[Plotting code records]
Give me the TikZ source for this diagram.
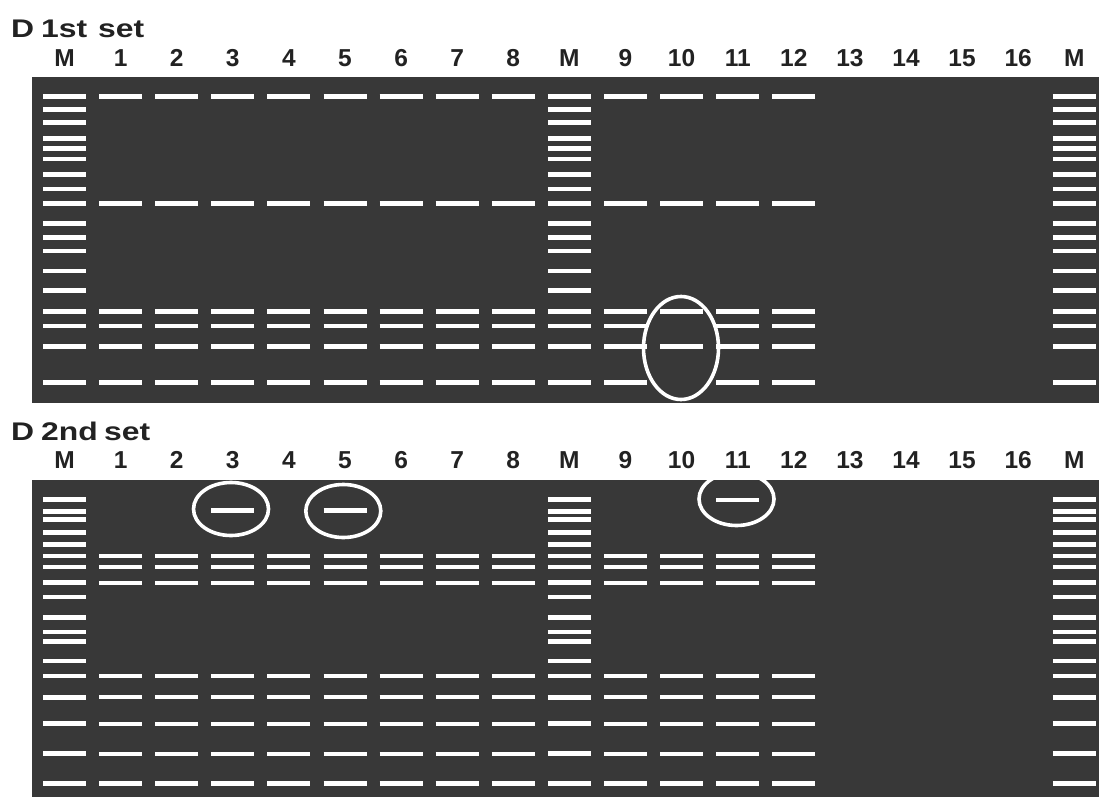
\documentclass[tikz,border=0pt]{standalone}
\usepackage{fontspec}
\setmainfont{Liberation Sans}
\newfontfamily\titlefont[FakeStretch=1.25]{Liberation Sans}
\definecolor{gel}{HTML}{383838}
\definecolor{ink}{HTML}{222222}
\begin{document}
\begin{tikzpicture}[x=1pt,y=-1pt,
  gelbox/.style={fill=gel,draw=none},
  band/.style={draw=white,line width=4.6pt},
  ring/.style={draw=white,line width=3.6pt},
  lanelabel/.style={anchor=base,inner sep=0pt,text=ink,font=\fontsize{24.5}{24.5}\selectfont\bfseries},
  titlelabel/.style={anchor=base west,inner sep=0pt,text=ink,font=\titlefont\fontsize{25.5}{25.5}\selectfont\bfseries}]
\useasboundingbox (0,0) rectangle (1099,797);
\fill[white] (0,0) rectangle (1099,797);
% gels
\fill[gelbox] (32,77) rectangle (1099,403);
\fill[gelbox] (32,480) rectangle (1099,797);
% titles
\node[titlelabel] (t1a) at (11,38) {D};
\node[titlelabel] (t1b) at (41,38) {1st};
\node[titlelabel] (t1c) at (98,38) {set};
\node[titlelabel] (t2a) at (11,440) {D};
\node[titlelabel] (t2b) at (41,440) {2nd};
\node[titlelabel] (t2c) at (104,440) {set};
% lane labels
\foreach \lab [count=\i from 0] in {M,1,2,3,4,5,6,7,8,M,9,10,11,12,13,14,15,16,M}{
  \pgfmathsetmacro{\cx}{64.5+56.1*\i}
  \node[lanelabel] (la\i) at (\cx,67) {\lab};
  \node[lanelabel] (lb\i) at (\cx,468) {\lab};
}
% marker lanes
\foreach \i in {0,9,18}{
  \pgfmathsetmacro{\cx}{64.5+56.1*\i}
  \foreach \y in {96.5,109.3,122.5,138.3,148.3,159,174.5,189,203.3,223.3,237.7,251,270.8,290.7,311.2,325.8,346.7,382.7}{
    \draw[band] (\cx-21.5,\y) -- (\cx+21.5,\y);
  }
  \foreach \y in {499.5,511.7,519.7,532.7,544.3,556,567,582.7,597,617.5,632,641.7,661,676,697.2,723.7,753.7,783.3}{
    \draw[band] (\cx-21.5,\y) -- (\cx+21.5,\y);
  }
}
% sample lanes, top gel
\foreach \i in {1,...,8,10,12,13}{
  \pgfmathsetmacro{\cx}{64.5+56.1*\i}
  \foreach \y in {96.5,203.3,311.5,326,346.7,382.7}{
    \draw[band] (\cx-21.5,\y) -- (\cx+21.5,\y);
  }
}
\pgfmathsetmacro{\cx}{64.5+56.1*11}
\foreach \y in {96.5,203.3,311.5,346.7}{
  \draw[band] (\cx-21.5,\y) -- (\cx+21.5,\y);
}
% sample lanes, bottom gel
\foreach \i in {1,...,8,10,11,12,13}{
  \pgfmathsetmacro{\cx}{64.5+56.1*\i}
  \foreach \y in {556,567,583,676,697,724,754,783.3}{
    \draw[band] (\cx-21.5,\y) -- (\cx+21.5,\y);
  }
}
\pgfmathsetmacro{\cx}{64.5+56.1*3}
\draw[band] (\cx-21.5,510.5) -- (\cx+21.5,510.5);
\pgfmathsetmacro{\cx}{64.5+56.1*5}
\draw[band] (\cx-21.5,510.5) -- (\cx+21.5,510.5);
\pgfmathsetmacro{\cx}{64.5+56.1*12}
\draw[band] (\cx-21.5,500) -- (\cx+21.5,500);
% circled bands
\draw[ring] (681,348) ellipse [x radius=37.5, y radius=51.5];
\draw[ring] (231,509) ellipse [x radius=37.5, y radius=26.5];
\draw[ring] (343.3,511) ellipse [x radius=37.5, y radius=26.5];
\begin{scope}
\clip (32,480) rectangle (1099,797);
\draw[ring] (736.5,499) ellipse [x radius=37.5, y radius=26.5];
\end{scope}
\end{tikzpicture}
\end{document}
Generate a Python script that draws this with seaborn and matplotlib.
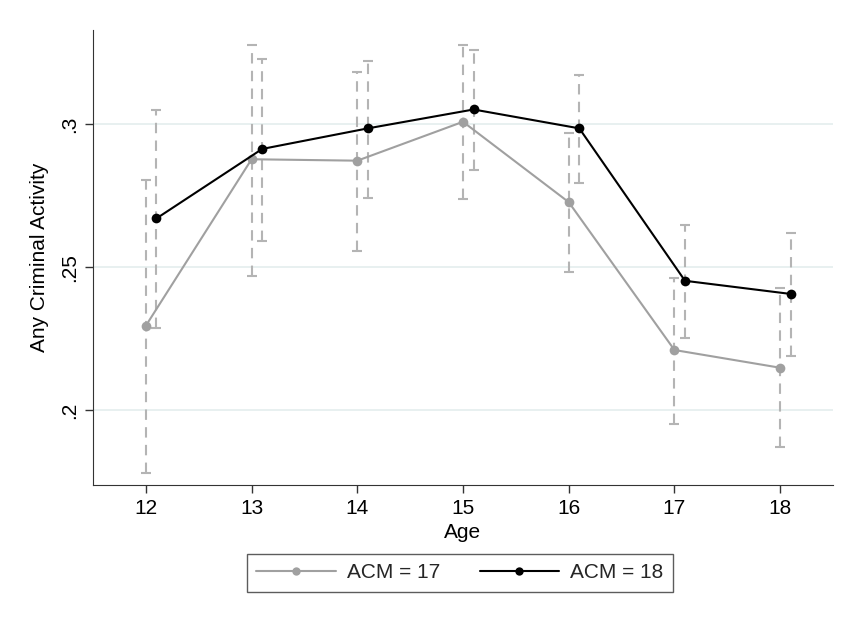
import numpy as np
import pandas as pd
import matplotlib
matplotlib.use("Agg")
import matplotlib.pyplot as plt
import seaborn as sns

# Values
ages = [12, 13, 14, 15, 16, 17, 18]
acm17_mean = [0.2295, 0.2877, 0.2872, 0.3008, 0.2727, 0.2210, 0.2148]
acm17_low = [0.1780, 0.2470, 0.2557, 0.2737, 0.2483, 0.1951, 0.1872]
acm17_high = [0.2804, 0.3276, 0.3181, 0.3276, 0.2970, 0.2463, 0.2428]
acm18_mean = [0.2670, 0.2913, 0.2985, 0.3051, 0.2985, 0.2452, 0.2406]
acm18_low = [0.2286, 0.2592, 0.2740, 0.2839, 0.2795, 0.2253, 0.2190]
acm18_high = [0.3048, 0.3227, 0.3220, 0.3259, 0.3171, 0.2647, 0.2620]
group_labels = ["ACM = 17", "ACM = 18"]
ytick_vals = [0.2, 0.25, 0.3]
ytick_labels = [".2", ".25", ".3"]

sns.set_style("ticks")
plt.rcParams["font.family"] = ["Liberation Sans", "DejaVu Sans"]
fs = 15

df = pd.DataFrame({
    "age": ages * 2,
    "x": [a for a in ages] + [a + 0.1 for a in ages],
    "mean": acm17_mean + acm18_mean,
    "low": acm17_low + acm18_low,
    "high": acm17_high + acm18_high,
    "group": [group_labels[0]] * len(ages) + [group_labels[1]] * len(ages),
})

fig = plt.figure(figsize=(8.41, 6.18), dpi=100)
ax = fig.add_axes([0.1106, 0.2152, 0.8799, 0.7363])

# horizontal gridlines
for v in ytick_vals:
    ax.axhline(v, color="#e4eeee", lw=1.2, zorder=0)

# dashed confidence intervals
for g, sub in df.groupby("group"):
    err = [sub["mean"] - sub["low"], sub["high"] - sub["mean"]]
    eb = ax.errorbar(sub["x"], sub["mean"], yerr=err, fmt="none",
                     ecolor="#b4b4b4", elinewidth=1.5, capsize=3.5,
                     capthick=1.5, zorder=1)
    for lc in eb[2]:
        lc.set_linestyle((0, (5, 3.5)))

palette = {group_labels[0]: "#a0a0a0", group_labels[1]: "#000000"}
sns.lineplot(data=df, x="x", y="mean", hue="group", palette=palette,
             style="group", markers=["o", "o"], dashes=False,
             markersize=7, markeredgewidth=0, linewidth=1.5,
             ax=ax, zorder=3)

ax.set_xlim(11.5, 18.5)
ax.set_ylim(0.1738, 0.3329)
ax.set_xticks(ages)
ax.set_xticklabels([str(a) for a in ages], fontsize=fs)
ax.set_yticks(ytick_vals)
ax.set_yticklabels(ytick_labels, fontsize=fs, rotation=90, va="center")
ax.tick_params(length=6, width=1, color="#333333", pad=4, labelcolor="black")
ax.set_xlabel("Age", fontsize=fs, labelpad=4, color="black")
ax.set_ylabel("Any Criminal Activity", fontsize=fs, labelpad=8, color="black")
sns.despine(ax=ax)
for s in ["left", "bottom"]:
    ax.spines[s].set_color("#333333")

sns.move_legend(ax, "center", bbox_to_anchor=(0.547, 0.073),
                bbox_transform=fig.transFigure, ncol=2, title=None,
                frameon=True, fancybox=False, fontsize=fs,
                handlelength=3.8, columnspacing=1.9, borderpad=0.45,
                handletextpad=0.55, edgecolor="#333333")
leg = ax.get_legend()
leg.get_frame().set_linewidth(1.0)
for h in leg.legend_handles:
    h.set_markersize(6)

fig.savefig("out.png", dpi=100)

:: To be done ::
Repeat each entry exactly as given; no pictures belong in the copy.

:: Correct output ::
Give me the TikZ source for this diagram.
\documentclass[tikz,border=0pt]{standalone}
\usepackage{fontspec}
\setmainfont{Liberation Sans}
\newfontfamily\titlefont[FakeStretch=1.25]{Liberation Sans}
\definecolor{gel}{HTML}{383838}
\definecolor{ink}{HTML}{222222}
\begin{document}
\begin{tikzpicture}[x=1pt,y=-1pt,
  gelbox/.style={fill=gel,draw=none},
  band/.style={draw=white,line width=4.6pt},
  ring/.style={draw=white,line width=3.6pt},
  lanelabel/.style={anchor=base,inner sep=0pt,text=ink,font=\fontsize{24.5}{24.5}\selectfont\bfseries},
  titlelabel/.style={anchor=base west,inner sep=0pt,text=ink,font=\titlefont\fontsize{25.5}{25.5}\selectfont\bfseries}]
\useasboundingbox (0,0) rectangle (1099,797);
\fill[white] (0,0) rectangle (1099,797);
% gels
\fill[gelbox] (32,77) rectangle (1099,403);
\fill[gelbox] (32,480) rectangle (1099,797);
% titles
\node[titlelabel] (t1a) at (11,38) {D};
\node[titlelabel] (t1b) at (41,38) {1st};
\node[titlelabel] (t1c) at (98,38) {set};
\node[titlelabel] (t2a) at (11,440) {D};
\node[titlelabel] (t2b) at (41,440) {2nd};
\node[titlelabel] (t2c) at (104,440) {set};
% lane labels
\foreach \lab [count=\i from 0] in {M,1,2,3,4,5,6,7,8,M,9,10,11,12,13,14,15,16,M}{
  \pgfmathsetmacro{\cx}{64.5+56.1*\i}
  \node[lanelabel] (la\i) at (\cx,67) {\lab};
  \node[lanelabel] (lb\i) at (\cx,468) {\lab};
}
% marker lanes
\foreach \i in {0,9,18}{
  \pgfmathsetmacro{\cx}{64.5+56.1*\i}
  \foreach \y in {96.5,109.3,122.5,138.3,148.3,159,174.5,189,203.3,223.3,237.7,251,270.8,290.7,311.2,325.8,346.7,382.7}{
    \draw[band] (\cx-21.5,\y) -- (\cx+21.5,\y);
  }
  \foreach \y in {499.5,511.7,519.7,532.7,544.3,556,567,582.7,597,617.5,632,641.7,661,676,697.2,723.7,753.7,783.3}{
    \draw[band] (\cx-21.5,\y) -- (\cx+21.5,\y);
  }
}
% sample lanes, top gel
\foreach \i in {1,...,8,10,12,13}{
  \pgfmathsetmacro{\cx}{64.5+56.1*\i}
  \foreach \y in {96.5,203.3,311.5,326,346.7,382.7}{
    \draw[band] (\cx-21.5,\y) -- (\cx+21.5,\y);
  }
}
\pgfmathsetmacro{\cx}{64.5+56.1*11}
\foreach \y in {96.5,203.3,311.5,346.7}{
  \draw[band] (\cx-21.5,\y) -- (\cx+21.5,\y);
}
% sample lanes, bottom gel
\foreach \i in {1,...,8,10,11,12,13}{
  \pgfmathsetmacro{\cx}{64.5+56.1*\i}
  \foreach \y in {556,567,583,676,697,724,754,783.3}{
    \draw[band] (\cx-21.5,\y) -- (\cx+21.5,\y);
  }
}
\pgfmathsetmacro{\cx}{64.5+56.1*3}
\draw[band] (\cx-21.5,510.5) -- (\cx+21.5,510.5);
\pgfmathsetmacro{\cx}{64.5+56.1*5}
\draw[band] (\cx-21.5,510.5) -- (\cx+21.5,510.5);
\pgfmathsetmacro{\cx}{64.5+56.1*12}
\draw[band] (\cx-21.5,500) -- (\cx+21.5,500);
% circled bands
\draw[ring] (681,348) ellipse [x radius=37.5, y radius=51.5];
\draw[ring] (231,509) ellipse [x radius=37.5, y radius=26.5];
\draw[ring] (343.3,511) ellipse [x radius=37.5, y radius=26.5];
\begin{scope}
\clip (32,480) rectangle (1099,797);
\draw[ring] (736.5,499) ellipse [x radius=37.5, y radius=26.5];
\end{scope}
\end{tikzpicture}
\end{document}
Generate a Python script that draws this with seaborn and matplotlib.
import numpy as np
import pandas as pd
import matplotlib
matplotlib.use("Agg")
import matplotlib.pyplot as plt
import seaborn as sns

# Values
ages = [12, 13, 14, 15, 16, 17, 18]
acm17_mean = [0.2295, 0.2877, 0.2872, 0.3008, 0.2727, 0.2210, 0.2148]
acm17_low = [0.1780, 0.2470, 0.2557, 0.2737, 0.2483, 0.1951, 0.1872]
acm17_high = [0.2804, 0.3276, 0.3181, 0.3276, 0.2970, 0.2463, 0.2428]
acm18_mean = [0.2670, 0.2913, 0.2985, 0.3051, 0.2985, 0.2452, 0.2406]
acm18_low = [0.2286, 0.2592, 0.2740, 0.2839, 0.2795, 0.2253, 0.2190]
acm18_high = [0.3048, 0.3227, 0.3220, 0.3259, 0.3171, 0.2647, 0.2620]
group_labels = ["ACM = 17", "ACM = 18"]
ytick_vals = [0.2, 0.25, 0.3]
ytick_labels = [".2", ".25", ".3"]

sns.set_style("ticks")
plt.rcParams["font.family"] = ["Liberation Sans", "DejaVu Sans"]
fs = 15

df = pd.DataFrame({
    "age": ages * 2,
    "x": [a for a in ages] + [a + 0.1 for a in ages],
    "mean": acm17_mean + acm18_mean,
    "low": acm17_low + acm18_low,
    "high": acm17_high + acm18_high,
    "group": [group_labels[0]] * len(ages) + [group_labels[1]] * len(ages),
})

fig = plt.figure(figsize=(8.41, 6.18), dpi=100)
ax = fig.add_axes([0.1106, 0.2152, 0.8799, 0.7363])

# horizontal gridlines
for v in ytick_vals:
    ax.axhline(v, color="#e4eeee", lw=1.2, zorder=0)

# dashed confidence intervals
for g, sub in df.groupby("group"):
    err = [sub["mean"] - sub["low"], sub["high"] - sub["mean"]]
    eb = ax.errorbar(sub["x"], sub["mean"], yerr=err, fmt="none",
                     ecolor="#b4b4b4", elinewidth=1.5, capsize=3.5,
                     capthick=1.5, zorder=1)
    for lc in eb[2]:
        lc.set_linestyle((0, (5, 3.5)))

palette = {group_labels[0]: "#a0a0a0", group_labels[1]: "#000000"}
sns.lineplot(data=df, x="x", y="mean", hue="group", palette=palette,
             style="group", markers=["o", "o"], dashes=False,
             markersize=7, markeredgewidth=0, linewidth=1.5,
             ax=ax, zorder=3)

ax.set_xlim(11.5, 18.5)
ax.set_ylim(0.1738, 0.3329)
ax.set_xticks(ages)
ax.set_xticklabels([str(a) for a in ages], fontsize=fs)
ax.set_yticks(ytick_vals)
ax.set_yticklabels(ytick_labels, fontsize=fs, rotation=90, va="center")
ax.tick_params(length=6, width=1, color="#333333", pad=4, labelcolor="black")
ax.set_xlabel("Age", fontsize=fs, labelpad=4, color="black")
ax.set_ylabel("Any Criminal Activity", fontsize=fs, labelpad=8, color="black")
sns.despine(ax=ax)
for s in ["left", "bottom"]:
    ax.spines[s].set_color("#333333")

sns.move_legend(ax, "center", bbox_to_anchor=(0.547, 0.073),
                bbox_transform=fig.transFigure, ncol=2, title=None,
                frameon=True, fancybox=False, fontsize=fs,
                handlelength=3.8, columnspacing=1.9, borderpad=0.45,
                handletextpad=0.55, edgecolor="#333333")
leg = ax.get_legend()
leg.get_frame().set_linewidth(1.0)
for h in leg.legend_handles:
    h.set_markersize(6)

fig.savefig("out.png", dpi=100)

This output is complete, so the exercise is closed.